30 de agosto de 2013
17 de agosto de 2013
Da gaveta
Antonio Carlos Malheiros é Desembargador e Coordenador do departamento da Infância e Juventude do Tribunal de Justiça do Estado de São Paulo, mas faz ainda hoje o que fazia na adolescência. Aos 13 anos começou em projetos de reconhecimento de favelas. Esta é, aliás, sua recomendação aos novos magistrados: “Para que entendam de justiça, eles têm que estudar no grande livro da vida. Vão encontrá-lo na poeira das ruas, no chão enlameado das favelas, nos esgotos dos cortiços, no pátio da Fundação Casa, nas celas do nosso falido sistema carcerário e na solidão dos hospitais. Caminhando, sentindo o gosto da lágrima das pessoas, eles poderão desenvolver um bom trabalho.”
Qual é sua opinião sobre a internação compulsória?

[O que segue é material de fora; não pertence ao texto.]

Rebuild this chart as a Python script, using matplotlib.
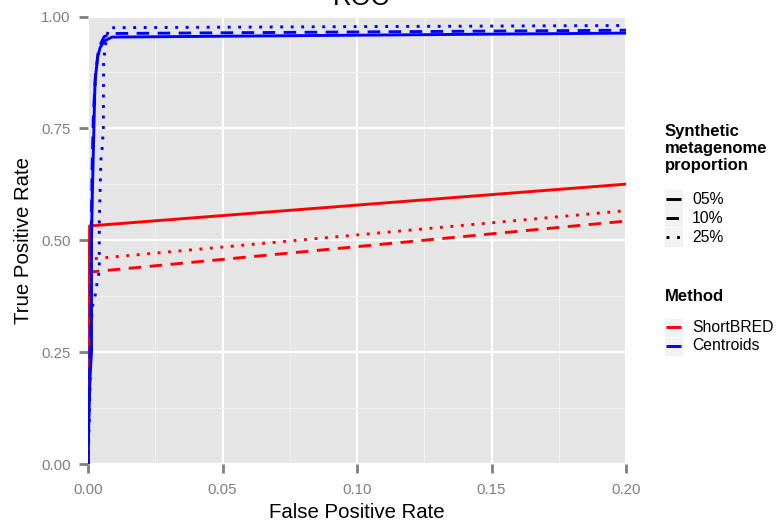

Não dá resultado. Internação compulsória é um pronto socorro. No momento em que a pessoa está morrendo, com tuberculose, aids, sífilis, extremamente magra, fumou todas as pedras possíveis de crack, o médico fala “olha, interna”. [...] Ou seja, pra você não morrer agora estou te internando na marra. Mas vai ficar quanto? 15 dias, um mês, dois meses? Muito complicado. Até porque, contra a vontade ninguém vai deixar de usar droga. É preciso querer. Pra pessoa querer tem que ser feito um trabalho, talvez em meio aberto, para em algum momento a própria pessoa falar “péra, me interna, porque agora eu entendi, eu vou tentar mudar, eu quero”. Daí começa a surtir algum efeito.
Mas o argumento do Estado, das políticas públicas que alimentam a ideia de que a internação compulsória pode resultar, é justamente de que as pessoas que frequentam a Crackolândia já estão em situação emergencial. Na sua experiência, elas estão?
Nós encontramos alguns que sim. Outros tantos não. Para esses outros vale muito mais tentar um convencimento. [...] Mas a internação compulsória é o que a sociedade quer, porque não importa se é bom, se é ruim. “O que eu não quero mais é sair da Sala São Paulo, depois de assistir aquele belo concerto, maravilhoso, e topar com essa multidão de zumbis na minha frente. Ou seja, se você desaparecer com eles amarrando uma pedra e jogando no fundo do mar, tá ótimo. Se você quiser levar pra sua casa, tá ótimo também. O que eu não quero é encontrar mais esse lixo humano na minha frente”. Assim pensa 90% da população, esses mesmos 90% que querem a redução da maioridade penal e que não ligam a mínima pra saber porque aquele cara se tornou tão violento. [...] Então, a movimentação, se a gente deixar, é sempre higienista.
[...]
Muitos projetos, embora sejam bem executados, são pontuais. Não há continuidade. A criança é acolhida, mas quando se torna adolescente já não tem mais acolhimento, ou completa 18 anos e...
Exatamente. Você tem toda a razão. O tal do day after. O dia seguinte é o que nos mata. A gente até tem planos bacanas. Pega daqui, tira dali, põe pra lá. E o day after? [...] Se a gente não conseguir fazer isso, é fácil: “Eu vou voltar pra rua e vou acender um cachimbinho. Até porque, esse cachimbinho dá um prazer extraordinário e anestesia essa grande dor de mágoa, de frustração, de ódio.”
As iniciativas contra as drogas falam pouco dessa questão do prazer. As drogas têm apelo e isso não é discutido.
Com certeza. A droga dá um prazer fantástico. Mas qual é o preço dessa viagem? Pode ser a sua vida. Mas enfim, naquele momento que eu tô com fome, lembrando da minha mulher que partiu porque não me aguentou mais, dos meus filhos que foram com ela, quando estou sozinho, perdi casa, perdi tudo, perdi emprego, “ah... eu vou acender um cachimbinho aqui que vai me melhorar”. Se eu estivesse numa condição de rua, provavelmente estaria fumando crack também.
O que falta para as nossas políticas públicas serem mais articuladas? Qual é o problema? É a burocracia, são os governos locais, é o governo federal?
Falta de vontade política e de coragem, de dar a cara pra bater, de falar “olha, nós não temos vagas, vamos ter que destinar recursos pra isso, vamos tentar”. Falta humildade na fala. Perde voto quem for sincero. Mas falta alguém dizer “não tem importância. Eu vou começar a fazer uma política diferente.”